Your answer should be a single number: the count of lines that include the word "with".
** Start Data to process **
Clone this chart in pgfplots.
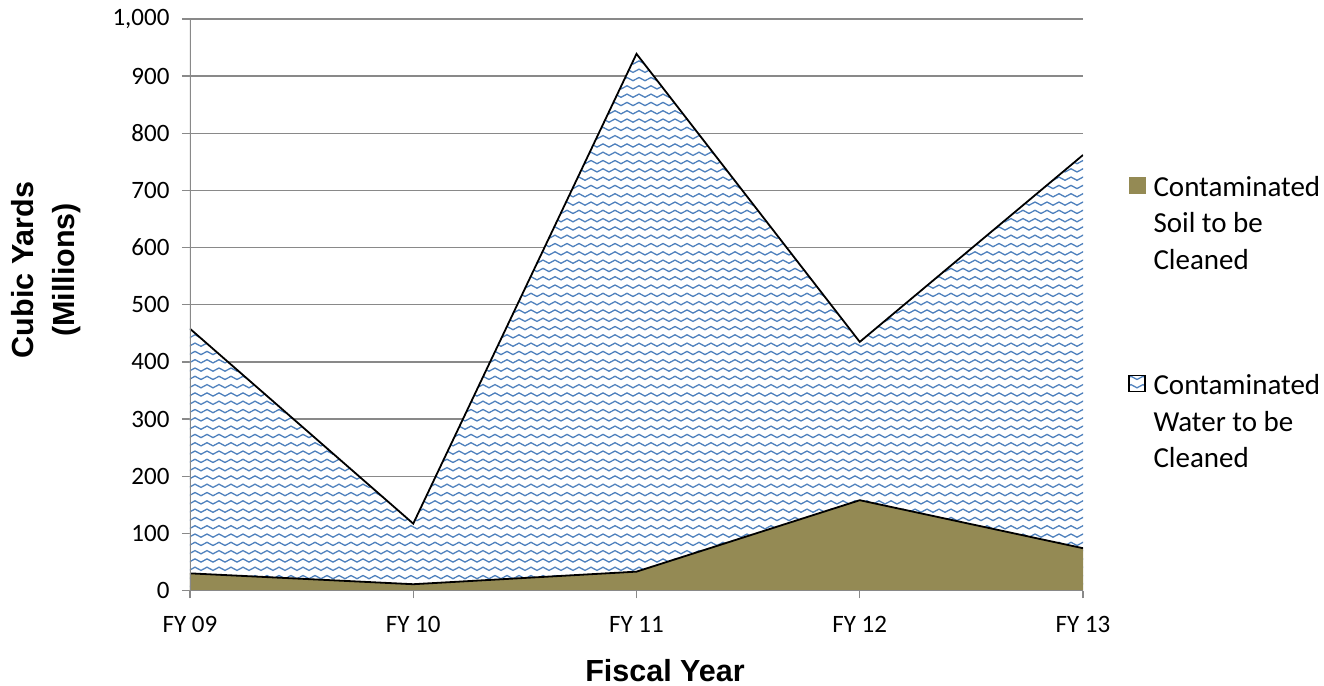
\documentclass[border=0pt]{standalone}
\usepackage{fontspec}
\setmainfont{Carlito}
\newfontfamily\titlefont{Liberation Sans}
\usepackage{pgfplots}
\pgfplotsset{compat=1.18}
\usepackage{pgfplotstable}
\usetikzlibrary{patterns}

\definecolor{soil}{HTML}{948A54}
\definecolor{wave}{HTML}{4F81BD}
\definecolor{gridgray}{HTML}{898989}

% wavy-line hatching used for the water area
\pgfdeclarepatternformonly{waves}{\pgfqpoint{0pt}{-4pt}}{\pgfqpoint{12pt}{4pt}}{\pgfqpoint{12pt}{8.3pt}}{%
  \pgfsetlinewidth{1.3pt}%
  \pgfpathmoveto{\pgfqpoint{0pt}{0pt}}%
  \pgfpathsine{\pgfqpoint{3pt}{1.6pt}}%
  \pgfpathcosine{\pgfqpoint{3pt}{-1.6pt}}%
  \pgfpathsine{\pgfqpoint{3pt}{-1.6pt}}%
  \pgfpathcosine{\pgfqpoint{3pt}{1.6pt}}%
  \pgfusepath{stroke}}

% cubic yards (millions) by fiscal year
\pgfplotstableread{
x soil water
0 30  428
1 11  106
2 33  906
3 158 277
4 74  688
}\cleanup

\begin{document}
\begin{tikzpicture}
\useasboundingbox (-190pt,-94.5pt) rectangle (1134pt,590.5pt);
\begin{axis}[
  at={(0pt,0pt)}, anchor=south west,
  scale only axis, width=893pt, height=571.5pt,
  xmin=0, xmax=4, ymin=0, ymax=1000,
  axis line style={draw=none},
  xtick pos=bottom, ytick pos=left,
  tick align=outside, major tick length=8pt,
  every tick/.style={gridgray, line width=1.3pt},
  xtick={0,1,2,3,4},
  xticklabels={FY 09, FY 10, FY 11, FY 12, FY 13},
  ytick={0,100,...,1000},
  ymajorgrids, grid style={gridgray, line width=1.3pt},
  ticklabel style={font=\fontsize{25}{30}\selectfont, text=black},
  xticklabel style={yshift=-14pt},
  yticklabel style={xshift=-9pt},
  /pgf/number format/1000 sep={,},
  /pgf/number format/assume math mode=true,
  legend cell align=left,
  legend style={draw=none, fill=none, inner sep=0pt,
    at={(axis description cs:1.0504,0.7253)}, anchor=north west,
    row sep=177pt, column sep=8pt,
    nodes={inner sep=0pt},
    font=\fontsize{29}{36.5}\selectfont},
]
\addplot[draw=none, fill=white, postaction={pattern=waves, pattern color=wave}, forget plot]
  table[x=x, y expr=\thisrow{soil}+\thisrow{water}] {\cleanup} \closedcycle;
\addplot[draw=none, fill=soil, forget plot]
  table[x=x, y=soil] {\cleanup} \closedcycle;
\addplot[black, line width=1.8pt, forget plot]
  table[x=x, y expr=\thisrow{soil}+\thisrow{water}] {\cleanup};
\addplot[black, line width=1.8pt, forget plot]
  table[x=x, y=soil] {\cleanup};

% left and bottom axis lines
\draw[gridgray, line width=1.3pt] (rel axis cs:0,1) -- (rel axis cs:0,0) -- (rel axis cs:1,0);

\addlegendimage{legend image code/.code={\fill[soil] (0pt,-6pt) rectangle (16pt,10pt);}}
\addlegendentry{\parbox[t]{180pt}{\raggedright Contaminated\\Soil to be\\Cleaned}}
\addlegendimage{legend image code/.code={%
  \fill[white] (0pt,-6pt) rectangle (16pt,10pt);
  \fill[pattern=waves, pattern color=wave] (0pt,-6pt) rectangle (16pt,10pt);
  \draw[black, line width=1.3pt] (0pt,-6pt) rectangle (16pt,10pt);}}
\addlegendentry{\parbox[t]{180pt}{\raggedright Contaminated\\Water to be\\Cleaned}}
\end{axis}
\node[font=\titlefont\bfseries\fontsize{30.5}{41}\selectfont, anchor=base, inner sep=0pt]
  at (475pt,-90.5pt) {Fiscal Year};
\node[font=\titlefont\bfseries\fontsize{30.5}{41}\selectfont, align=center, rotate=90]
  at (-144pt,320.5pt) {Cubic Yards\\(Millions)};
\end{tikzpicture}
\end{document}
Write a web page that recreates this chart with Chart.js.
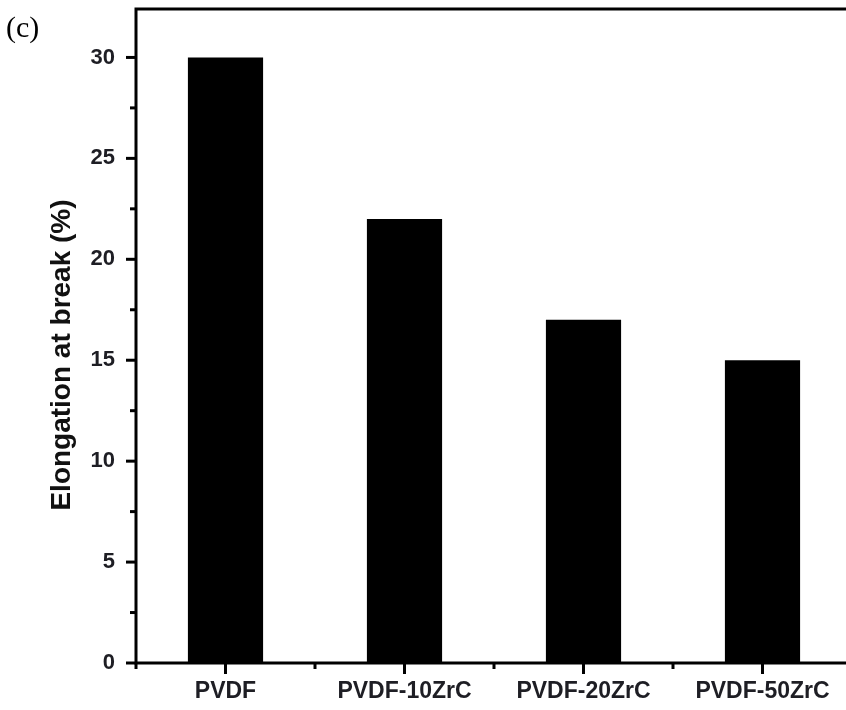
<!DOCTYPE html>
<html>
<head>
<meta charset="utf-8">
<script src="https://cdn.jsdelivr.net/npm/chart.js@4.4.1/dist/chart.umd.min.js"></script>
<style>
    html, body { margin: 0; padding: 0; background: #fff; overflow: hidden; }
    #wrap { position: relative; width: 862px; height: 710px; }
    #panel { position: absolute; left: 6px; top: 10px; font: 30px "Liberation Serif", serif; color: #000; }
</style>
</head>
<body>
<div id="wrap">
    <canvas id="elongChart" width="862" height="710"></canvas>
    <div id="panel">(c)</div>
</div>
<script>
// samples and measured elongation at break (%)
const samples = ['PVDF', 'PVDF-10ZrC', 'PVDF-20ZrC', 'PVDF-50ZrC'];
const elongation = [30, 22, 17, 15];
const yTicks = [0, 5, 10, 15, 20, 25, 30];
const yTitle = 'Elongation at break (%)';

// draws the Origin-style frame: thick axes, top line, major + minor ticks
const frameAxes = {
    id: 'frameAxes',
    afterDraw(chart) {
        const ctx = chart.ctx;
        const area = chart.chartArea;
        const x = chart.scales.x;
        const y = chart.scales.y;
        ctx.save();
        ctx.strokeStyle = '#000';
        ctx.lineWidth = 3;
        ctx.beginPath();
        ctx.moveTo(area.left, area.top);
        ctx.lineTo(area.left, area.bottom);
        ctx.lineTo(area.right, area.bottom);
        ctx.moveTo(area.left - 1.5, area.top);
        ctx.lineTo(area.right, area.top);
        ctx.lineTo(area.right, area.bottom);
        ctx.stroke();

        // y ticks, major every 5, minor halfway
        for (let v = 0; v <= 30; v += 2.5) {
            const py = y.getPixelForValue(v);
            const len = v % 5 === 0 ? 10 : 6;
            ctx.beginPath();
            ctx.moveTo(area.left, py);
            ctx.lineTo(area.left - len, py);
            ctx.stroke();
        }

        // x ticks at categories and between them
        const step = x.getPixelForTick(1) - x.getPixelForTick(0);
        for (let i = 0; i < samples.length; i++) {
            const px = x.getPixelForTick(i);
            ctx.beginPath();
            ctx.moveTo(px, area.bottom);
            ctx.lineTo(px, area.bottom + 11);
            ctx.stroke();
            const bx = px - step / 2;
            ctx.beginPath();
            ctx.moveTo(bx, area.bottom);
            ctx.lineTo(bx, area.bottom + 6);
            ctx.stroke();
        }

        // rotated y title, sitting a bit below the middle of the axis
        ctx.translate(62, (area.top + area.bottom) / 2 + 19);
        ctx.rotate(-Math.PI / 2);
        ctx.fillStyle = '#111';
        ctx.font = 'bold 28px "Liberation Sans"';
        ctx.textAlign = 'center';
        ctx.textBaseline = 'middle';
        ctx.fillText(yTitle, 0, 0);
        ctx.restore();
    }
};

new Chart(document.getElementById('elongChart'), {
    type: 'bar',
    data: {
        labels: samples,
        datasets: [{
            data: elongation,
            backgroundColor: '#000',
            borderWidth: 0,
            categoryPercentage: 1.0,
            barPercentage: 0.42
        }]
    },
    options: {
        responsive: false,
        animation: false,
        layout: { padding: { top: 9, right: 10, left: 0, bottom: 0 } },
        plugins: { legend: { display: false }, tooltip: { enabled: false } },
        scales: {
            x: {
                grid: { display: false, drawTicks: false },
                border: { display: false },
                ticks: {
                    color: '#1e1e24',
                    padding: 15,
                    maxRotation: 0,
                    autoSkip: false,
                    font: { family: 'Liberation Sans', size: 23, weight: 'bold' }
                },
                afterFit(scale) {
                    scale.height = 47;
                    scale.paddingLeft = 0;
                    scale.paddingRight = 0;
                }
            },
            y: {
                min: 0,
                max: 32.4,
                afterBuildTicks(scale) {
                    scale.ticks = yTicks.map(v => ({ value: v }));
                },
                grid: { display: false, drawTicks: false },
                border: { display: false },
                ticks: {
                    color: '#1e1e24',
                    padding: 21,
                    font: { family: 'Liberation Sans', size: 22, weight: 'bold' }
                },
                afterFit(scale) {
                    scale.width = 136;
                    scale.paddingTop = 0;
                    scale.paddingBottom = 0;
                }
            }
        }
    },
    plugins: [frameAxes]
});
</script>
</body>
</html>
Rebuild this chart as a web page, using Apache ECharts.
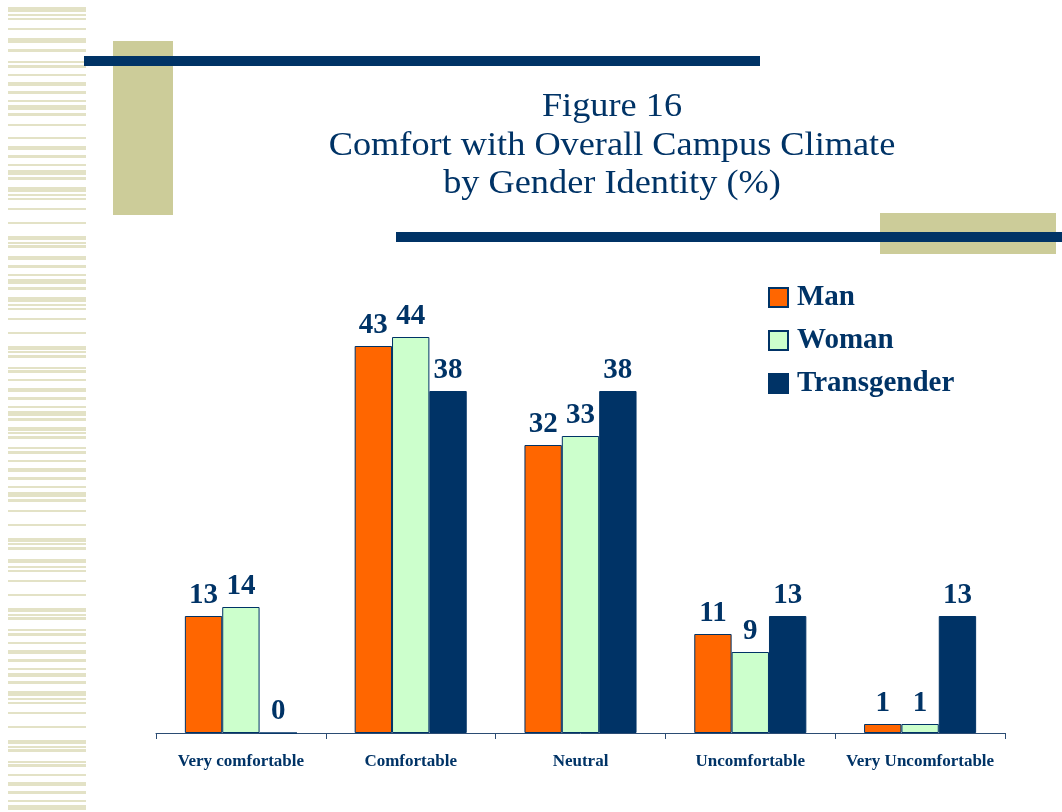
<!DOCTYPE html>
<html>
<head>
<meta charset="utf-8">
<script src="https://cdn.jsdelivr.net/npm/echarts@6/dist/echarts.min.js"></script>
<style>
  html, body { margin: 0; padding: 0; background: #fff; }
  #chart { width: 1062px; height: 812px; }
</style>
</head>
<body>
<div id="chart"></div>
<script>
// 数据：各舒适度类别与三种性别认同的百分比
const categories = ['Very comfortable', 'Comfortable', 'Neutral', 'Uncomfortable', 'Very Uncomfortable'];
const seriesNames = ['Man', 'Woman', 'Transgender'];
const manValues = [13, 43, 32, 11, 1];
const womanValues = [14, 44, 33, 9, 1];
const transValues = [0, 38, 38, 13, 13];
const titleLines = ['Figure 16', 'Comfort with Overall Campus Climate', 'by Gender Identity (%)'];

const NAVY = '#003366';
const KHAKI = '#CCCC99';
const STRIPE = '#E3E2C6';
const SERIF = '"Liberation Serif", "Times New Roman", serif';

// 左侧装饰条纹（y, 高度）
const stripes = [
  [7,5],[14,2],[18,2],[28,2],[38,5],[49,3],[61,2],[65,3],[74,2],[82,4],[91,3],[100,2],[105,5],[113,3],
  [124,2],[137,2],[146,4],[155,3],[164,2],[170,5],[177,3],[187,5],[194,2],[198,2],[208,2],[222,2],
  [236,4],[242,2],[245,3],[256,4],[265,3],[274,2],[279,5],[287,3],[297,5],[304,2],[308,2],[318,2],
  [332,2],[346,4],[351,2],[355,3],[367,2],[370,3],[379,2],[388,4],[397,3],[406,2],[411,5],[418,3],
  [427,4],[432,2],[436,3],[447,2],[451,3],[460,2],[468,4],[477,3],[486,2],[492,5],[499,3],[510,2],
  [524,2],[538,4],[543,2],[547,3],[559,4],[566,2],[570,2],[580,2],[594,2],[608,4],[614,2],[617,3],
  [629,2],[633,3],[642,2],[650,4],[659,3],[668,2],[673,4],[681,3],[691,5],[698,2],[702,2],[712,2],
  [726,2],[740,4],[746,2],[749,3],[761,2],[764,3],[774,2],[782,4],[791,3],[800,2],[805,5]
];

function buildGraphics() {
  const g = [];
  stripes.forEach(([y, h]) => {
    g.push({ type: 'rect', shape: { x: 8, y: y, width: 78, height: h }, style: { fill: STRIPE }, silent: true, z: -10 });
  });
  // 卡其色方块与深蓝横线
  g.push({ type: 'rect', shape: { x: 113, y: 41, width: 60, height: 174 }, style: { fill: KHAKI }, silent: true, z: -9 });
  g.push({ type: 'rect', shape: { x: 84, y: 56, width: 676, height: 10 }, style: { fill: NAVY }, silent: true, z: -8 });
  g.push({ type: 'rect', shape: { x: 880, y: 213, width: 176, height: 41 }, style: { fill: KHAKI }, silent: true, z: -9 });
  g.push({ type: 'rect', shape: { x: 396, y: 232, width: 666, height: 10 }, style: { fill: NAVY }, silent: true, z: -8 });
  // 标题（原图字体略宽，横向拉伸）
  const ys = [107, 146, 184];
  titleLines.forEach((t, i) => {
    g.push({
      type: 'text', x: 612, y: ys[i], scaleX: 1.1, silent: true,
      style: { text: t, fill: NAVY, fontSize: 33, fontFamily: SERIF, align: 'center', verticalAlign: 'middle' }
    });
  });
  return g;
}

const labelStyle = {
  show: true, position: 'top', distance: 6,
  color: NAVY, fontSize: 29, fontWeight: 'bold', fontFamily: SERIF
};

function makeSeries(name, data, color) {
  return {
    name: name, type: 'bar', data: data,
    barGap: 0, barCategoryGap: '34%',
    itemStyle: { color: color, borderColor: NAVY, borderWidth: 1 },
    label: labelStyle
  };
}

const chart = echarts.init(document.getElementById('chart'), null, { renderer: 'canvas' });
chart.setOption({
  backgroundColor: '#fff',
  animation: false,
  graphic: buildGraphics(),
  legend: {
    orient: 'vertical', left: 768, top: 283, padding: 0,
    itemWidth: 19, itemHeight: 19, itemGap: 14,
    icon: 'rect',
    data: seriesNames,
    textStyle: { color: NAVY, fontSize: 29, fontWeight: 'bold', fontFamily: SERIF, lineHeight: 28, padding: [0, 0, 0, 4] }
  },
  grid: { left: 156, right: 57, top: 283, bottom: 79, containLabel: false },
  xAxis: {
    type: 'category', data: categories,
    axisLine: { lineStyle: { color: '#2B4C73', width: 1 } },
    axisTick: { show: true, length: 6, lineStyle: { color: '#2B4C73' } },
    axisLabel: { interval: 0, color: NAVY, fontSize: 17, fontWeight: 'bold', fontFamily: SERIF, margin: 20 }
  },
  yAxis: {
    type: 'value', min: 0, max: 50, interval: 10, show: false,
    splitLine: { show: false }
  },
  series: [
    makeSeries(seriesNames[0], manValues, '#FF6600'),
    makeSeries(seriesNames[1], womanValues, '#CCFFCC'),
    makeSeries(seriesNames[2], transValues, NAVY)
  ]
});
</script>
</body>
</html>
** End Data to process **
- Response to the task: 2